#### Collected data ####

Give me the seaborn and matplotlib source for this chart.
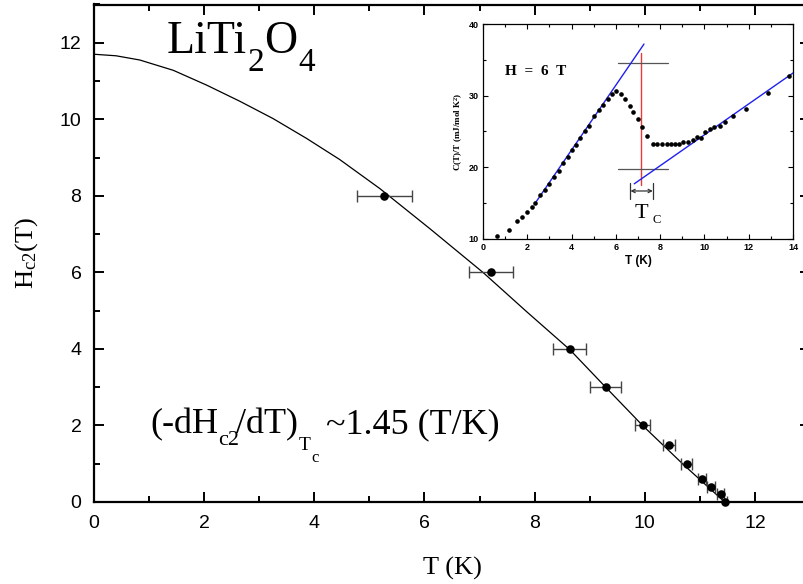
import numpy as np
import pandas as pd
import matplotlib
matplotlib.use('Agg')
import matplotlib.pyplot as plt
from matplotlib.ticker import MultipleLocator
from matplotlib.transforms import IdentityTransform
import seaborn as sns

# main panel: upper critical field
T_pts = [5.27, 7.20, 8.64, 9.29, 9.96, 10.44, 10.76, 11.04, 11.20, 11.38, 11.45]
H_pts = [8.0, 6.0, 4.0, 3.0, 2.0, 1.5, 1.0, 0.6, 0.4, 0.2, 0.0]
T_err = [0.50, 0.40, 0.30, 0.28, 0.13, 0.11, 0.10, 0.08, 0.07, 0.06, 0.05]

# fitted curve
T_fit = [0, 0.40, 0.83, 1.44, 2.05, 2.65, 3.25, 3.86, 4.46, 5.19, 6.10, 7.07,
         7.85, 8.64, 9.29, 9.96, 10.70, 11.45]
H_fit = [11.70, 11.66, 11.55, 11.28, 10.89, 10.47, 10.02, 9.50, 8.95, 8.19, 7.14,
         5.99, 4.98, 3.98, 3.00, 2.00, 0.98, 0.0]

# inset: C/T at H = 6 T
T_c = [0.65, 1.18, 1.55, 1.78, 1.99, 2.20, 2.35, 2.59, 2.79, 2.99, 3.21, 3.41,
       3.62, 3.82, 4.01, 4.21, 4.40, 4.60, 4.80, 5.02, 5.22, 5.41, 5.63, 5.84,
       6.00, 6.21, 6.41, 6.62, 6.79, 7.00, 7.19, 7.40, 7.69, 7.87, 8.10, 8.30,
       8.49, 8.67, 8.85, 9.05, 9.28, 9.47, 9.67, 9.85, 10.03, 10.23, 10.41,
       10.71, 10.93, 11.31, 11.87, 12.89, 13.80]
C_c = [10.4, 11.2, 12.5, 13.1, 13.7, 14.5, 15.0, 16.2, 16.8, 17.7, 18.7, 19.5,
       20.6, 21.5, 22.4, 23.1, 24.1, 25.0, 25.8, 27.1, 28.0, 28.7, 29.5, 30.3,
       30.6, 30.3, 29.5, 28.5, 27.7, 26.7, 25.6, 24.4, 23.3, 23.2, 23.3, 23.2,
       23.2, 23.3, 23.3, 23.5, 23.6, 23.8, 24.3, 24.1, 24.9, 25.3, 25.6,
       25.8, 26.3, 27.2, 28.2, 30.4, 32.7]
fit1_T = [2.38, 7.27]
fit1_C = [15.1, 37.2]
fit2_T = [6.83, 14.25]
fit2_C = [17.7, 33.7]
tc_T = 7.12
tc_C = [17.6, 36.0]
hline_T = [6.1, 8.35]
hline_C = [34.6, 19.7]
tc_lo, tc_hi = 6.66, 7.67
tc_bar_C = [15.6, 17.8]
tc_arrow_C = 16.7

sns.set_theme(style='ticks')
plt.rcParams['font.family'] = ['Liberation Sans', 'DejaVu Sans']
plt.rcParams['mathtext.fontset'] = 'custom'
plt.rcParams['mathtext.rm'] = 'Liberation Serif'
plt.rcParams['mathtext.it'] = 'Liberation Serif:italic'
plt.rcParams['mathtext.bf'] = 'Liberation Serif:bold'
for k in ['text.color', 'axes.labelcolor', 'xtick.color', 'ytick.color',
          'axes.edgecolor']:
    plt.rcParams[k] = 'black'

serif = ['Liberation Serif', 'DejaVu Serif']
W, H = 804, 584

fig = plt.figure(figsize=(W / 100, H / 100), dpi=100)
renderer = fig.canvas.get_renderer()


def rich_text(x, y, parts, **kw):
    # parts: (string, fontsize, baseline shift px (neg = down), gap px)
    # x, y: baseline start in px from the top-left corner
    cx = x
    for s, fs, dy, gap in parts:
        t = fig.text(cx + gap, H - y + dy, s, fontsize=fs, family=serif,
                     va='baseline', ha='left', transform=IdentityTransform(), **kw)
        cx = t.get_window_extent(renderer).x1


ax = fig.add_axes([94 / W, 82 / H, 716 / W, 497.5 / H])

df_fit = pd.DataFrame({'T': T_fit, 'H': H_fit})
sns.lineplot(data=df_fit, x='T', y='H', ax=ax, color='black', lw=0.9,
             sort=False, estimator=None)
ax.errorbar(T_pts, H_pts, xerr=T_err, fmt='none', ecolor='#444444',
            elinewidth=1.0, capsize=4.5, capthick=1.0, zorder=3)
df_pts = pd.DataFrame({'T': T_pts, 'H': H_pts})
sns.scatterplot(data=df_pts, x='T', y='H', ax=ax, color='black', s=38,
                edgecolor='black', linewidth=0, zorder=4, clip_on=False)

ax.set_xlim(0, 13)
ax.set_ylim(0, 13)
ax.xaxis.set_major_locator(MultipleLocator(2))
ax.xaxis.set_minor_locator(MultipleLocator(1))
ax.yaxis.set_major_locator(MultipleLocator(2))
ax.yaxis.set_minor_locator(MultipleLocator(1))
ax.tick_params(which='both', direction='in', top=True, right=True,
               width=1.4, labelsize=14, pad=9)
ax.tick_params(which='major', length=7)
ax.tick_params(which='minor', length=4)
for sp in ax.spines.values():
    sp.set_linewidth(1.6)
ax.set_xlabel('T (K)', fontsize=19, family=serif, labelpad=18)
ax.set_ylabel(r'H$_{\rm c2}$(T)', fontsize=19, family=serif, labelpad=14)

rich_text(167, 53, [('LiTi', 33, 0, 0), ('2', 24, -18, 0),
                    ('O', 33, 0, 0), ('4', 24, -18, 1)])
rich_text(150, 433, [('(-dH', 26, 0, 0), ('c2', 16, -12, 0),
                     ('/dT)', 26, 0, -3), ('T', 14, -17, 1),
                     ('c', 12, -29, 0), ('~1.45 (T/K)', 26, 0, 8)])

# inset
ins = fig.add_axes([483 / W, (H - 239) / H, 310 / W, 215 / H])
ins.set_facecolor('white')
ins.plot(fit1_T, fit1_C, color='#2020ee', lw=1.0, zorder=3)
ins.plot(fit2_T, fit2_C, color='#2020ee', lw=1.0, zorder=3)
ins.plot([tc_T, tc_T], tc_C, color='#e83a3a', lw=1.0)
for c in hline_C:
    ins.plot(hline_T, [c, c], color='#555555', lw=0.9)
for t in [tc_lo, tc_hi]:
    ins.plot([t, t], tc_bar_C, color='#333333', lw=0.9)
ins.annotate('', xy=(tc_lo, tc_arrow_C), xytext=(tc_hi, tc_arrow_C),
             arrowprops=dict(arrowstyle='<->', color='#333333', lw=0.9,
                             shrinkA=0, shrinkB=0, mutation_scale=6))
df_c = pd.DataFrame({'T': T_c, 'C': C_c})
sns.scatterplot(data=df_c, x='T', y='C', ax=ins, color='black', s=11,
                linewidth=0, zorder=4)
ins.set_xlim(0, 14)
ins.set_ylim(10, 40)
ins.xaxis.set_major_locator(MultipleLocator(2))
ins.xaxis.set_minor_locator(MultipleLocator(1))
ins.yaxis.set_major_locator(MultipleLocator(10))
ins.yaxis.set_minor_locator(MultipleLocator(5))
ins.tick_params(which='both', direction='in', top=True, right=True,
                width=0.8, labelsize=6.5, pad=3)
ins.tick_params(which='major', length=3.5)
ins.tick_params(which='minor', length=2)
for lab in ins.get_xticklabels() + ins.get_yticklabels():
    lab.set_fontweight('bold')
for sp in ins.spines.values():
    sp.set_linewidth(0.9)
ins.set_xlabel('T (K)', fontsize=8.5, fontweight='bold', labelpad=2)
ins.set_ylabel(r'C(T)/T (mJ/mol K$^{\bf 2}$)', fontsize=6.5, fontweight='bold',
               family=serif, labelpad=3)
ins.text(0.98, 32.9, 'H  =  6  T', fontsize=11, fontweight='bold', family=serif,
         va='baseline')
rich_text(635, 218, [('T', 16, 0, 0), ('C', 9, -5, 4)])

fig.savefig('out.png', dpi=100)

####

Written request
Leave the pictures out and please restate exactly the lines running from the start of the material through the one with "0.07, 0.06, 0.05]".

Response
Give me the seaborn and matplotlib source for this chart.
import numpy as np
import pandas as pd
import matplotlib
matplotlib.use('Agg')
import matplotlib.pyplot as plt
from matplotlib.ticker import MultipleLocator
from matplotlib.transforms import IdentityTransform
import seaborn as sns

# main panel: upper critical field
T_pts = [5.27, 7.20, 8.64, 9.29, 9.96, 10.44, 10.76, 11.04, 11.20, 11.38, 11.45]
H_pts = [8.0, 6.0, 4.0, 3.0, 2.0, 1.5, 1.0, 0.6, 0.4, 0.2, 0.0]
T_err = [0.50, 0.40, 0.30, 0.28, 0.13, 0.11, 0.10, 0.08, 0.07, 0.06, 0.05]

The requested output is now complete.